Start of SUPPLIED INFORMATION
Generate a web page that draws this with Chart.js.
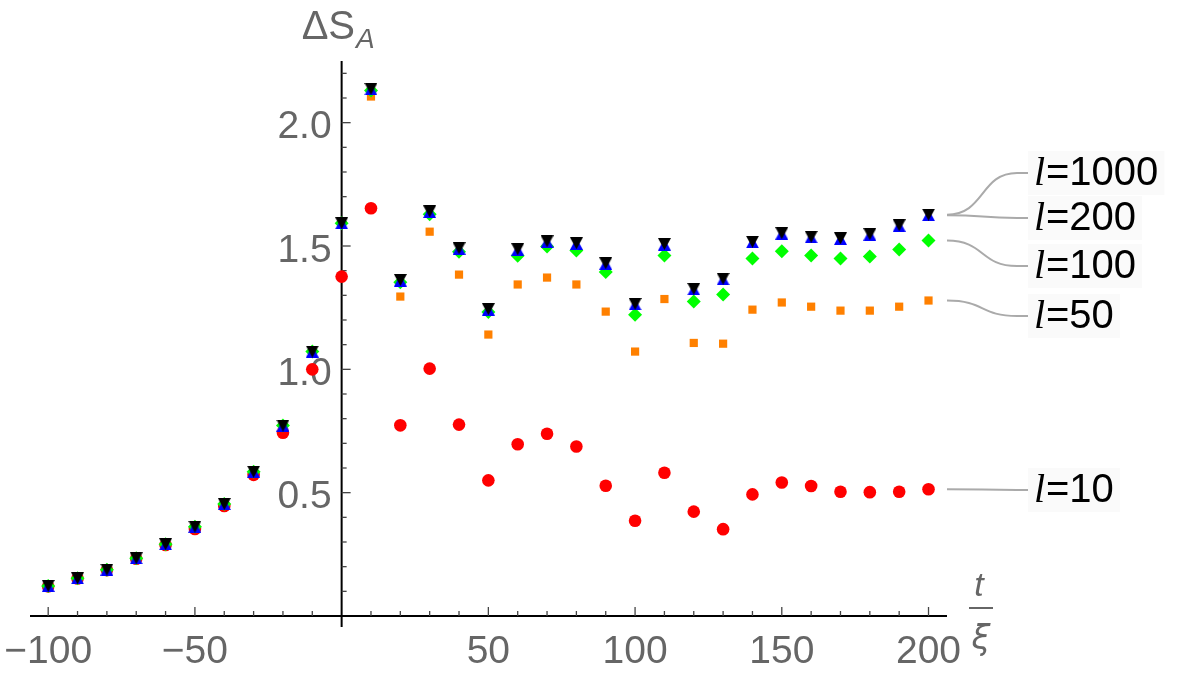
<!DOCTYPE html>
<html><head><meta charset="utf-8">
<script src="https://cdn.jsdelivr.net/npm/chart.js@4.4.1/dist/chart.umd.min.js"></script>
<style>html,body{margin:0;padding:0;background:#fff;overflow:hidden}#wrap{width:1200px;height:673px;position:relative}</style>
</head><body><div id="wrap"><canvas id="c" width="1200" height="673"></canvas></div>
<script>
// ---- data ----
const tValues = [-100,-90,-80,-70,-60,-50,-40,-30,-20,-10,0,10,20,30,40,50,60,70,80,90,100,110,120,130,140,150,160,170,180,190,200];
const s10   = [0.120,0.152,0.186,0.232,0.288,0.353,0.446,0.572,0.743,1.000,1.376,1.653,0.773,1.003,0.776,0.550,0.696,0.739,0.687,0.528,0.386,0.581,0.423,0.352,0.493,0.541,0.527,0.504,0.502,0.504,0.514];
const s50   = [0.125,0.154,0.189,0.235,0.292,0.363,0.455,0.586,0.773,1.072,1.592,2.106,1.295,1.558,1.384,1.141,1.344,1.372,1.344,1.234,1.072,1.285,1.107,1.104,1.242,1.271,1.254,1.238,1.238,1.254,1.279];
const s100  = [0.122,0.153,0.188,0.234,0.291,0.362,0.454,0.585,0.772,1.072,1.592,2.130,1.353,1.629,1.477,1.232,1.460,1.498,1.482,1.395,1.221,1.461,1.275,1.303,1.449,1.479,1.461,1.449,1.457,1.486,1.522];
const s200  = [0.122,0.153,0.188,0.234,0.291,0.362,0.454,0.585,0.772,1.072,1.592,2.135,1.360,1.638,1.489,1.242,1.485,1.517,1.509,1.428,1.263,1.506,1.324,1.365,1.515,1.550,1.535,1.529,1.546,1.582,1.625];
const s1000 = [0.122,0.153,0.188,0.234,0.291,0.362,0.454,0.585,0.772,1.072,1.592,2.137,1.362,1.640,1.491,1.244,1.487,1.519,1.511,1.430,1.265,1.508,1.326,1.367,1.517,1.552,1.537,1.531,1.548,1.584,1.627];
const seriesLabels = ['1000','200','100','50','10'];
const xTickLabels = [-100,-50,50,100,150,200];
const yTickLabels = [0.5,1.0,1.5,2.0];
// label layout (pixel rows for the callout texts)
const calloutRows = [173,218,266,316,490];

function tri(color, down){
  const w=13,h=12,c=document.createElement('canvas');c.width=w;c.height=h;
  const g=c.getContext('2d');g.fillStyle=color;g.beginPath();
  if(down){g.moveTo(0,0);g.lineTo(w,0);g.lineTo(w/2,h);}else{g.moveTo(w/2,0);g.lineTo(w,h);g.lineTo(0,h);}
  g.closePath();g.fill();return c;
}
const pts = a => tValues.map((t,i)=>({x:t,y:a[i]}));

const FONT='"Liberation Sans", Arial, sans-serif';
const mmaPlugin = {
  id:'mma',
  beforeDatasetsDraw(chart){
    const {ctx, scales:{x,y}} = chart;
    const x0=x.getPixelForValue(0), y0=y.getPixelForValue(0);
    ctx.save();
    ctx.strokeStyle='#000';ctx.lineWidth=2;
    ctx.beginPath();ctx.moveTo(x.left,y0);ctx.lineTo(x.right,y0);ctx.stroke();
    ctx.beginPath();ctx.moveTo(x0,y.top);ctx.lineTo(x0,y0+11);ctx.stroke();
    ctx.strokeStyle='#444';ctx.lineWidth=1.3;
    for(let v=-100;v<=200;v+=10){ if(v===0)continue;
      const px=x.getPixelForValue(v), len=(v%50===0)?9:5;
      ctx.beginPath();ctx.moveTo(px,y0);ctx.lineTo(px,y0-len);ctx.stroke();}
    for(let k=1;k<=22;k++){
      const py=y.getPixelForValue(k/10), len=(k%5===0)?9:5;
      ctx.beginPath();ctx.moveTo(x0,py);ctx.lineTo(x0+len,py);ctx.stroke();}
    ctx.fillStyle='#666';ctx.font='39px '+FONT;ctx.textBaseline='alphabetic';
    ctx.textAlign='center';
    xTickLabels.forEach(v=>ctx.fillText((v<0?'\u2212':'')+Math.abs(v),x.getPixelForValue(v),y0+47));
    ctx.textAlign='right';
    yTickLabels.forEach(v=>ctx.fillText(v.toFixed(1),x0-10,y.getPixelForValue(v)+15.5));
    // axis titles
    ctx.textAlign='left';
    ctx.font='40px '+FONT;
    ctx.fillText('\u0394S',x0-40,39);
    const wS=ctx.measureText('\u0394S').width;
    ctx.font='italic 28px '+FONT;
    ctx.fillText('A',x0-40+wS+1,48);
    // t / xi
    const fx=x.right+34;
    ctx.textAlign='center';
    ctx.font='italic 34px '+FONT;
    ctx.fillText('t',fx-2,596);
    ctx.fillRect(fx-12,607,24,2);
    ctx.font='italic 34px "DejaVu Sans", sans-serif';
    ctx.fillText('\u03BE',fx,649);
    ctx.restore();
  },
  afterDatasetsDraw(chart){
    const {ctx, scales:{x,y}} = chart;
    const sets=[s1000,s200,s100,s50,s10];
    ctx.save();
    const xs=x.right, xe=1028;
    sets.forEach((s,i)=>{
      const ys=y.getPixelForValue(s[s.length-1]), ye=calloutRows[i];
      ctx.strokeStyle='#aaa';ctx.lineWidth=2;
      ctx.beginPath();ctx.moveTo(xs,ys);
      ctx.bezierCurveTo(xs+38,ys,xe-48,ye,xe-11,ye);ctx.lineTo(xe,ye);ctx.stroke();
      // label
      ctx.font='40px '+FONT;
      const wRest=ctx.measureText('='+seriesLabels[i]).width;
      ctx.fillStyle='#fafafa';
      ctx.fillRect(xe,ye-22,wRest+24,44);
      ctx.fillStyle='#000';ctx.textAlign='left';ctx.textBaseline='middle';
      ctx.font='italic 40px "Liberation Serif", serif';
      ctx.fillText('l',xe+6,ye+1);
      ctx.font='40px '+FONT;
      ctx.fillText('='+seriesLabels[i],xe+18,ye+1);
    });
    ctx.restore();
  }
};

new Chart(document.getElementById('c'),{
  type:'scatter',
  data:{datasets:[
    {label:'l=1000',data:pts(s1000),pointStyle:tri('#000',true),pointRadius:7,backgroundColor:'#000',borderWidth:0,order:1},
    {label:'l=200',data:pts(s200),pointStyle:tri('#0000ff',false),pointRadius:7,backgroundColor:'#0000ff',borderWidth:0,order:2},
    {label:'l=100',data:pts(s100),pointStyle:'rectRot',pointRadius:7,backgroundColor:'#00ff00',borderWidth:0,order:3},
    {label:'l=50',data:pts(s50),pointStyle:'rect',pointRadius:5.8,backgroundColor:'#ff8000',borderWidth:0,order:4},
    {label:'l=10',data:pts(s10),pointStyle:'circle',pointRadius:6.3,backgroundColor:'#ff0000',borderWidth:0,order:5}
  ]},
  options:{
    responsive:false,animation:false,devicePixelRatio:1,
    layout:{padding:{left:30,right:253,top:61,bottom:57}},
    plugins:{legend:{display:false},tooltip:{enabled:false}},
    scales:{
      x:{type:'linear',min:-106.2,max:206.3,display:false},
      y:{type:'linear',min:0,max:2.25,display:false}
    },
    elements:{point:{hoverRadius:7}}
  },
  plugins:[mmaPlugin]
});
</script></body></html>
End of SUPPLIED INFORMATION
* **WHAT TO PRODUCE**
Quote every line word for word and keep the images out of the copy.

* **COMPLETE RESPONSE**
Generate a web page that draws this with Chart.js.
<!DOCTYPE html>
<html><head><meta charset="utf-8">
<script src="https://cdn.jsdelivr.net/npm/chart.js@4.4.1/dist/chart.umd.min.js"></script>
<style>html,body{margin:0;padding:0;background:#fff;overflow:hidden}#wrap{width:1200px;height:673px;position:relative}</style>
</head><body><div id="wrap"><canvas id="c" width="1200" height="673"></canvas></div>
<script>
// ---- data ----
const tValues = [-100,-90,-80,-70,-60,-50,-40,-30,-20,-10,0,10,20,30,40,50,60,70,80,90,100,110,120,130,140,150,160,170,180,190,200];
const s10   = [0.120,0.152,0.186,0.232,0.288,0.353,0.446,0.572,0.743,1.000,1.376,1.653,0.773,1.003,0.776,0.550,0.696,0.739,0.687,0.528,0.386,0.581,0.423,0.352,0.493,0.541,0.527,0.504,0.502,0.504,0.514];
const s50   = [0.125,0.154,0.189,0.235,0.292,0.363,0.455,0.586,0.773,1.072,1.592,2.106,1.295,1.558,1.384,1.141,1.344,1.372,1.344,1.234,1.072,1.285,1.107,1.104,1.242,1.271,1.254,1.238,1.238,1.254,1.279];
const s100  = [0.122,0.153,0.188,0.234,0.291,0.362,0.454,0.585,0.772,1.072,1.592,2.130,1.353,1.629,1.477,1.232,1.460,1.498,1.482,1.395,1.221,1.461,1.275,1.303,1.449,1.479,1.461,1.449,1.457,1.486,1.522];
const s200  = [0.122,0.153,0.188,0.234,0.291,0.362,0.454,0.585,0.772,1.072,1.592,2.135,1.360,1.638,1.489,1.242,1.485,1.517,1.509,1.428,1.263,1.506,1.324,1.365,1.515,1.550,1.535,1.529,1.546,1.582,1.625];
const s1000 = [0.122,0.153,0.188,0.234,0.291,0.362,0.454,0.585,0.772,1.072,1.592,2.137,1.362,1.640,1.491,1.244,1.487,1.519,1.511,1.430,1.265,1.508,1.326,1.367,1.517,1.552,1.537,1.531,1.548,1.584,1.627];
const seriesLabels = ['1000','200','100','50','10'];
const xTickLabels = [-100,-50,50,100,150,200];
const yTickLabels = [0.5,1.0,1.5,2.0];
// label layout (pixel rows for the callout texts)
const calloutRows = [173,218,266,316,490];

function tri(color, down){
  const w=13,h=12,c=document.createElement('canvas');c.width=w;c.height=h;
  const g=c.getContext('2d');g.fillStyle=color;g.beginPath();
  if(down){g.moveTo(0,0);g.lineTo(w,0);g.lineTo(w/2,h);}else{g.moveTo(w/2,0);g.lineTo(w,h);g.lineTo(0,h);}
  g.closePath();g.fill();return c;
}
const pts = a => tValues.map((t,i)=>({x:t,y:a[i]}));

const FONT='"Liberation Sans", Arial, sans-serif';
const mmaPlugin = {
  id:'mma',
  beforeDatasetsDraw(chart){
    const {ctx, scales:{x,y}} = chart;
    const x0=x.getPixelForValue(0), y0=y.getPixelForValue(0);
    ctx.save();
    ctx.strokeStyle='#000';ctx.lineWidth=2;
    ctx.beginPath();ctx.moveTo(x.left,y0);ctx.lineTo(x.right,y0);ctx.stroke();
    ctx.beginPath();ctx.moveTo(x0,y.top);ctx.lineTo(x0,y0+11);ctx.stroke();
    ctx.strokeStyle='#444';ctx.lineWidth=1.3;
    for(let v=-100;v<=200;v+=10){ if(v===0)continue;
      const px=x.getPixelForValue(v), len=(v%50===0)?9:5;
      ctx.beginPath();ctx.moveTo(px,y0);ctx.lineTo(px,y0-len);ctx.stroke();}
    for(let k=1;k<=22;k++){
      const py=y.getPixelForValue(k/10), len=(k%5===0)?9:5;
      ctx.beginPath();ctx.moveTo(x0,py);ctx.lineTo(x0+len,py);ctx.stroke();}
    ctx.fillStyle='#666';ctx.font='39px '+FONT;ctx.textBaseline='alphabetic';
    ctx.textAlign='center';
    xTickLabels.forEach(v=>ctx.fillText((v<0?'\u2212':'')+Math.abs(v),x.getPixelForValue(v),y0+47));
    ctx.textAlign='right';
    yTickLabels.forEach(v=>ctx.fillText(v.toFixed(1),x0-10,y.getPixelForValue(v)+15.5));
    // axis titles
    ctx.textAlign='left';
    ctx.font='40px '+FONT;
    ctx.fillText('\u0394S',x0-40,39);
    const wS=ctx.measureText('\u0394S').width;
    ctx.font='italic 28px '+FONT;
    ctx.fillText('A',x0-40+wS+1,48);
    // t / xi
    const fx=x.right+34;
    ctx.textAlign='center';
    ctx.font='italic 34px '+FONT;
    ctx.fillText('t',fx-2,596);
    ctx.fillRect(fx-12,607,24,2);
    ctx.font='italic 34px "DejaVu Sans", sans-serif';
    ctx.fillText('\u03BE',fx,649);
    ctx.restore();
  },
  afterDatasetsDraw(chart){
    const {ctx, scales:{x,y}} = chart;
    const sets=[s1000,s200,s100,s50,s10];
    ctx.save();
    const xs=x.right, xe=1028;
    sets.forEach((s,i)=>{
      const ys=y.getPixelForValue(s[s.length-1]), ye=calloutRows[i];
      ctx.strokeStyle='#aaa';ctx.lineWidth=2;
      ctx.beginPath();ctx.moveTo(xs,ys);
      ctx.bezierCurveTo(xs+38,ys,xe-48,ye,xe-11,ye);ctx.lineTo(xe,ye);ctx.stroke();
      // label
      ctx.font='40px '+FONT;
      const wRest=ctx.measureText('='+seriesLabels[i]).width;
      ctx.fillStyle='#fafafa';
      ctx.fillRect(xe,ye-22,wRest+24,44);
      ctx.fillStyle='#000';ctx.textAlign='left';ctx.textBaseline='middle';
      ctx.font='italic 40px "Liberation Serif", serif';
      ctx.fillText('l',xe+6,ye+1);
      ctx.font='40px '+FONT;
      ctx.fillText('='+seriesLabels[i],xe+18,ye+1);
    });
    ctx.restore();
  }
};

new Chart(document.getElementById('c'),{
  type:'scatter',
  data:{datasets:[
    {label:'l=1000',data:pts(s1000),pointStyle:tri('#000',true),pointRadius:7,backgroundColor:'#000',borderWidth:0,order:1},
    {label:'l=200',data:pts(s200),pointStyle:tri('#0000ff',false),pointRadius:7,backgroundColor:'#0000ff',borderWidth:0,order:2},
    {label:'l=100',data:pts(s100),pointStyle:'rectRot',pointRadius:7,backgroundColor:'#00ff00',borderWidth:0,order:3},
    {label:'l=50',data:pts(s50),pointStyle:'rect',pointRadius:5.8,backgroundColor:'#ff8000',borderWidth:0,order:4},
    {label:'l=10',data:pts(s10),pointStyle:'circle',pointRadius:6.3,backgroundColor:'#ff0000',borderWidth:0,order:5}
  ]},
  options:{
    responsive:false,animation:false,devicePixelRatio:1,
    layout:{padding:{left:30,right:253,top:61,bottom:57}},
    plugins:{legend:{display:false},tooltip:{enabled:false}},
    scales:{
      x:{type:'linear',min:-106.2,max:206.3,display:false},
      y:{type:'linear',min:0,max:2.25,display:false}
    },
    elements:{point:{hoverRadius:7}}
  },
  plugins:[mmaPlugin]
});
</script></body></html>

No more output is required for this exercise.